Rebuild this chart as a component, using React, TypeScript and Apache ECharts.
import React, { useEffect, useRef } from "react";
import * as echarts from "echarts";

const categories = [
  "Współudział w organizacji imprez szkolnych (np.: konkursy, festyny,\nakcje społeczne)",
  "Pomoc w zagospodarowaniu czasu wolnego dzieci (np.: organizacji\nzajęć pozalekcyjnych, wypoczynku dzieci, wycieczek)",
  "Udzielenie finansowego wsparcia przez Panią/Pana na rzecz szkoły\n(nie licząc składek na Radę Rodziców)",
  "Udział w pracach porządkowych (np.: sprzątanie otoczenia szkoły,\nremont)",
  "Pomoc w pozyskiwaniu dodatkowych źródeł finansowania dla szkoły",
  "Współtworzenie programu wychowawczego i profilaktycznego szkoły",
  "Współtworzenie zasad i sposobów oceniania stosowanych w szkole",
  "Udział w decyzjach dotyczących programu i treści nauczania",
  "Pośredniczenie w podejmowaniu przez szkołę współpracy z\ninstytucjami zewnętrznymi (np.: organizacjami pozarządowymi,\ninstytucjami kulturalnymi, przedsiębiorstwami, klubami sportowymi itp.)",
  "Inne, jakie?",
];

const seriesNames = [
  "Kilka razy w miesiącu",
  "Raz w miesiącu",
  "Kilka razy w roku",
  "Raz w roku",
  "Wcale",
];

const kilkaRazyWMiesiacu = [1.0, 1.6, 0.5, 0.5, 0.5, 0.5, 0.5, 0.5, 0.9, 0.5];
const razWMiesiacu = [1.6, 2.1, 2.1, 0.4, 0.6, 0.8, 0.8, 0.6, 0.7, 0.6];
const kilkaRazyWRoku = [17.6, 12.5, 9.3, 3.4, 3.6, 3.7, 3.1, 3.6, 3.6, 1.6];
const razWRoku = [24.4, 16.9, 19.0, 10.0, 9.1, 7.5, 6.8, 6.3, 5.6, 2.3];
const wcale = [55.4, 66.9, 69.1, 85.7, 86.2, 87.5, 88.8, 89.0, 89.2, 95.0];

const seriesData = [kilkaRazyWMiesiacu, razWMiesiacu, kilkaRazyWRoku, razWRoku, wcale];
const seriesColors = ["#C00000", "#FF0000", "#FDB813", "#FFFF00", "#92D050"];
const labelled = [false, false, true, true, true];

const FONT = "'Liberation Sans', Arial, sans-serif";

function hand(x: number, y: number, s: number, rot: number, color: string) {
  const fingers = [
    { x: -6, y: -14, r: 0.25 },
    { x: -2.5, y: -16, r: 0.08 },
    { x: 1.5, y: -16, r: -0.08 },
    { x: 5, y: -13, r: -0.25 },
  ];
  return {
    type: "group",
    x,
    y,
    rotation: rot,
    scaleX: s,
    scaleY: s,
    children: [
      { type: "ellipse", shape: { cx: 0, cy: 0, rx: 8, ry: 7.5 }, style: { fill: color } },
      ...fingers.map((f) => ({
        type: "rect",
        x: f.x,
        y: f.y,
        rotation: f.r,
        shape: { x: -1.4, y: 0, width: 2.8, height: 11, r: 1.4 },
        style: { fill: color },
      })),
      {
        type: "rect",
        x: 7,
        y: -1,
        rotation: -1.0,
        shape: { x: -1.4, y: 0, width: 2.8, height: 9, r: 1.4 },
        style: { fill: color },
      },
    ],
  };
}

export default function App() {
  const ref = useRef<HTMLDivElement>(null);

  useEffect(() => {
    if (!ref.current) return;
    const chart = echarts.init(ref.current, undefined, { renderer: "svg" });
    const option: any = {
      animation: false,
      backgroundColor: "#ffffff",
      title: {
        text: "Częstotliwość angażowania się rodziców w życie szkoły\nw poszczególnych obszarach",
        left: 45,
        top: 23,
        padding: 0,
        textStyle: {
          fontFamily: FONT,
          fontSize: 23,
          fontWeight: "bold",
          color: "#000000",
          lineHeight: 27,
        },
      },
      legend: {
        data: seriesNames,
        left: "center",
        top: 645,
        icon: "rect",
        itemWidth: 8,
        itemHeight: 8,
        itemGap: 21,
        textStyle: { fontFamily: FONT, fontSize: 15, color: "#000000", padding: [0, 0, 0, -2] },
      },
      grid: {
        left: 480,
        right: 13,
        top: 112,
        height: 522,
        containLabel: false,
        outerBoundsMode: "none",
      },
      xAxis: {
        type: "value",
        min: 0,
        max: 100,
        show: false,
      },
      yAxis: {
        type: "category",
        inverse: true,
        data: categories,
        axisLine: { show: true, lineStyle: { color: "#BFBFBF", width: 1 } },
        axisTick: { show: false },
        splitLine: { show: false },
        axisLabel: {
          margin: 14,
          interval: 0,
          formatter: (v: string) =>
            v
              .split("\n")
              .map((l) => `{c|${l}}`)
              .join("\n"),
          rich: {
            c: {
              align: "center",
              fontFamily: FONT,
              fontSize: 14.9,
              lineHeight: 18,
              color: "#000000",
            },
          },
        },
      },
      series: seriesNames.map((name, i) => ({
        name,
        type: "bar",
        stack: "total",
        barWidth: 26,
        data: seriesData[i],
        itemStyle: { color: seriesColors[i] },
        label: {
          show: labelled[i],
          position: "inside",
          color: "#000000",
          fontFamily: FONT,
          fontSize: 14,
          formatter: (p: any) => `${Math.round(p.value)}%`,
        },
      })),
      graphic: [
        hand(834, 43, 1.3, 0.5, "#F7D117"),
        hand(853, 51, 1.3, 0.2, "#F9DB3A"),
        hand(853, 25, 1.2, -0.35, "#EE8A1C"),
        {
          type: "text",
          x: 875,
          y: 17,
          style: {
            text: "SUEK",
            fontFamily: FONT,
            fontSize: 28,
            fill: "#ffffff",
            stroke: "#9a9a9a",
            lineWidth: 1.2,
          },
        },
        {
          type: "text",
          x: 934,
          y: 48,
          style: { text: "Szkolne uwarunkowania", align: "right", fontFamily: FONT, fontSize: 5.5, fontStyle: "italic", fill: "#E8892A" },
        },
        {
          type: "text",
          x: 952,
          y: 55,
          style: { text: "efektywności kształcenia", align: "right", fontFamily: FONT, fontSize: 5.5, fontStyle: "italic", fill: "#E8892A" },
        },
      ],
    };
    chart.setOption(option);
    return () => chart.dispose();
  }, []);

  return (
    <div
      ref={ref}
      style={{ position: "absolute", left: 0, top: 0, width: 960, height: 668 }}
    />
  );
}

==========

## Directions for this task
Repeat the preceding lines exactly, please, every one of them.

## Full response
Rebuild this chart as a component, using React, TypeScript and Apache ECharts.
import React, { useEffect, useRef } from "react";
import * as echarts from "echarts";

const categories = [
  "Współudział w organizacji imprez szkolnych (np.: konkursy, festyny,\nakcje społeczne)",
  "Pomoc w zagospodarowaniu czasu wolnego dzieci (np.: organizacji\nzajęć pozalekcyjnych, wypoczynku dzieci, wycieczek)",
  "Udzielenie finansowego wsparcia przez Panią/Pana na rzecz szkoły\n(nie licząc składek na Radę Rodziców)",
  "Udział w pracach porządkowych (np.: sprzątanie otoczenia szkoły,\nremont)",
  "Pomoc w pozyskiwaniu dodatkowych źródeł finansowania dla szkoły",
  "Współtworzenie programu wychowawczego i profilaktycznego szkoły",
  "Współtworzenie zasad i sposobów oceniania stosowanych w szkole",
  "Udział w decyzjach dotyczących programu i treści nauczania",
  "Pośredniczenie w podejmowaniu przez szkołę współpracy z\ninstytucjami zewnętrznymi (np.: organizacjami pozarządowymi,\ninstytucjami kulturalnymi, przedsiębiorstwami, klubami sportowymi itp.)",
  "Inne, jakie?",
];

const seriesNames = [
  "Kilka razy w miesiącu",
  "Raz w miesiącu",
  "Kilka razy w roku",
  "Raz w roku",
  "Wcale",
];

const kilkaRazyWMiesiacu = [1.0, 1.6, 0.5, 0.5, 0.5, 0.5, 0.5, 0.5, 0.9, 0.5];
const razWMiesiacu = [1.6, 2.1, 2.1, 0.4, 0.6, 0.8, 0.8, 0.6, 0.7, 0.6];
const kilkaRazyWRoku = [17.6, 12.5, 9.3, 3.4, 3.6, 3.7, 3.1, 3.6, 3.6, 1.6];
const razWRoku = [24.4, 16.9, 19.0, 10.0, 9.1, 7.5, 6.8, 6.3, 5.6, 2.3];
const wcale = [55.4, 66.9, 69.1, 85.7, 86.2, 87.5, 88.8, 89.0, 89.2, 95.0];

const seriesData = [kilkaRazyWMiesiacu, razWMiesiacu, kilkaRazyWRoku, razWRoku, wcale];
const seriesColors = ["#C00000", "#FF0000", "#FDB813", "#FFFF00", "#92D050"];
const labelled = [false, false, true, true, true];

const FONT = "'Liberation Sans', Arial, sans-serif";

function hand(x: number, y: number, s: number, rot: number, color: string) {
  const fingers = [
    { x: -6, y: -14, r: 0.25 },
    { x: -2.5, y: -16, r: 0.08 },
    { x: 1.5, y: -16, r: -0.08 },
    { x: 5, y: -13, r: -0.25 },
  ];
  return {
    type: "group",
    x,
    y,
    rotation: rot,
    scaleX: s,
    scaleY: s,
    children: [
      { type: "ellipse", shape: { cx: 0, cy: 0, rx: 8, ry: 7.5 }, style: { fill: color } },
      ...fingers.map((f) => ({
        type: "rect",
        x: f.x,
        y: f.y,
        rotation: f.r,
        shape: { x: -1.4, y: 0, width: 2.8, height: 11, r: 1.4 },
        style: { fill: color },
      })),
      {
        type: "rect",
        x: 7,
        y: -1,
        rotation: -1.0,
        shape: { x: -1.4, y: 0, width: 2.8, height: 9, r: 1.4 },
        style: { fill: color },
      },
    ],
  };
}

export default function App() {
  const ref = useRef<HTMLDivElement>(null);

  useEffect(() => {
    if (!ref.current) return;
    const chart = echarts.init(ref.current, undefined, { renderer: "svg" });
    const option: any = {
      animation: false,
      backgroundColor: "#ffffff",
      title: {
        text: "Częstotliwość angażowania się rodziców w życie szkoły\nw poszczególnych obszarach",
        left: 45,
        top: 23,
        padding: 0,
        textStyle: {
          fontFamily: FONT,
          fontSize: 23,
          fontWeight: "bold",
          color: "#000000",
          lineHeight: 27,
        },
      },
      legend: {
        data: seriesNames,
        left: "center",
        top: 645,
        icon: "rect",
        itemWidth: 8,
        itemHeight: 8,
        itemGap: 21,
        textStyle: { fontFamily: FONT, fontSize: 15, color: "#000000", padding: [0, 0, 0, -2] },
      },
      grid: {
        left: 480,
        right: 13,
        top: 112,
        height: 522,
        containLabel: false,
        outerBoundsMode: "none",
      },
      xAxis: {
        type: "value",
        min: 0,
        max: 100,
        show: false,
      },
      yAxis: {
        type: "category",
        inverse: true,
        data: categories,
        axisLine: { show: true, lineStyle: { color: "#BFBFBF", width: 1 } },
        axisTick: { show: false },
        splitLine: { show: false },
        axisLabel: {
          margin: 14,
          interval: 0,
          formatter: (v: string) =>
            v
              .split("\n")
              .map((l) => `{c|${l}}`)
              .join("\n"),
          rich: {
            c: {
              align: "center",
              fontFamily: FONT,
              fontSize: 14.9,
              lineHeight: 18,
              color: "#000000",
            },
          },
        },
      },
      series: seriesNames.map((name, i) => ({
        name,
        type: "bar",
        stack: "total",
        barWidth: 26,
        data: seriesData[i],
        itemStyle: { color: seriesColors[i] },
        label: {
          show: labelled[i],
          position: "inside",
          color: "#000000",
          fontFamily: FONT,
          fontSize: 14,
          formatter: (p: any) => `${Math.round(p.value)}%`,
        },
      })),
      graphic: [
        hand(834, 43, 1.3, 0.5, "#F7D117"),
        hand(853, 51, 1.3, 0.2, "#F9DB3A"),
        hand(853, 25, 1.2, -0.35, "#EE8A1C"),
        {
          type: "text",
          x: 875,
          y: 17,
          style: {
            text: "SUEK",
            fontFamily: FONT,
            fontSize: 28,
            fill: "#ffffff",
            stroke: "#9a9a9a",
            lineWidth: 1.2,
          },
        },
        {
          type: "text",
          x: 934,
          y: 48,
          style: { text: "Szkolne uwarunkowania", align: "right", fontFamily: FONT, fontSize: 5.5, fontStyle: "italic", fill: "#E8892A" },
        },
        {
          type: "text",
          x: 952,
          y: 55,
          style: { text: "efektywności kształcenia", align: "right", fontFamily: FONT, fontSize: 5.5, fontStyle: "italic", fill: "#E8892A" },
        },
      ],
    };
    chart.setOption(option);
    return () => chart.dispose();
  }, []);

  return (
    <div
      ref={ref}
      style={{ position: "absolute", left: 0, top: 0, width: 960, height: 668 }}
    />
  );
}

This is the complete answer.